The Bank of England is getting a knack for sharp screeching U-turns, not ideal when governor Mark Carney's beloved "forward guidance" plan over the path of interest rates is meant to be clear and credible.
Carney's first attempt at forward guidance had to be dumped after six months, as the plan to have Bank officials only start to consider raising interest rates once the unemployment rate hit 7% was thrown off course as the unemployment rate looked to be falling much faster than they anticipated.
Not that Carney would admit the plan had failed, even if unemployment ended up hitting the 7% target two years earlier than planned. Instead, the Bank's guidance on how they will increase interest rates was "evolving".
What did he offer instead? Rather than dumping the plan outright, Carney proudly revealed something more "nuanced".
Out went the "well understood" failure of the 7% unemployment marker, and in came 18 separate economic indicators charting the Bank's effort to close the UK's so-called "output gap" of slack in the economy.
This new blizzard of information has been already widely mocked as "fuzzy guidance". Even the Bank had previously poured scorn on the idea of focussing interest rate policy on the output gap, warning that it "does not perform well from a data or communications point of view".
The markets still have followed Carney's "fuzzy" guidance, taking the nod from the Bank that it expected to finally start raising interest rates in 2015, roughly in time for next spring. Rate-setters on the Bank's Monetary Policy Committee made that clear too, with Martin Weale saying as recently as February that it was the "most likely" path for interest rates.
And now Carney has performed his most daring U-turn yet, seeming to express astonishment that the markets actually believed him and the Bank's forward guidance.
Carney used his Mansion House speech last week to tear up his flagship plan once more, teasingly warning that the Bank could actually hike interest rates "sooner than markets currently expect" given the speed of the economic recovery.

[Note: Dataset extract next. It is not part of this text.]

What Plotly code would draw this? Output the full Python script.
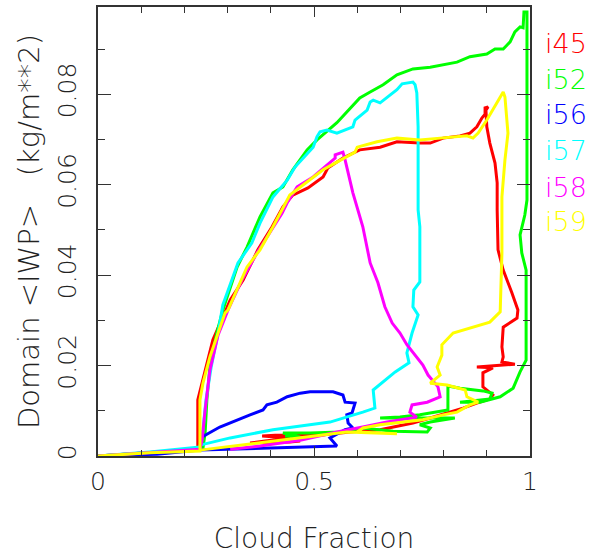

On top of that, the latest minutes from the Bank's MPC meeting this month show that the rate-setters find the market's expectation that they'll do as they planned and raise interest rates next spring "somewhat surprising". They were rather bemused that the financial markets only gave the chance of an interest rate hike this year a "low" probability.
In response to the Bank's sudden bewilderment that anyone would think that they actually would raise the cost of borrowing when they said they would, the markets now expect the first rate to rise by the end of the year.
Carney first introduced forward guidance as a way to make the Bank's thinking more transparent and understandable to the public, allowing people to be reassured tha that the Bank was not going to suddenly spring an interest hike upon them.
The new plan intended to be an improvement from his predecessor Mervyn King, who assessed the state of the economy on a month-by-month basis.
Carney is doing just that, now his forward guidance has fallen apart, but will not admit it. The Bank is now reacting to the twists and turns of the economic recovery as it comes, lurching in different directions as to when it may have to hike rates.
At least the Bank is getting some new blood, as Nemat 'Minouche' Shafik and Dr Kristin Forbes join the MPC later this year. Let's hope the new recruits help steady the ship.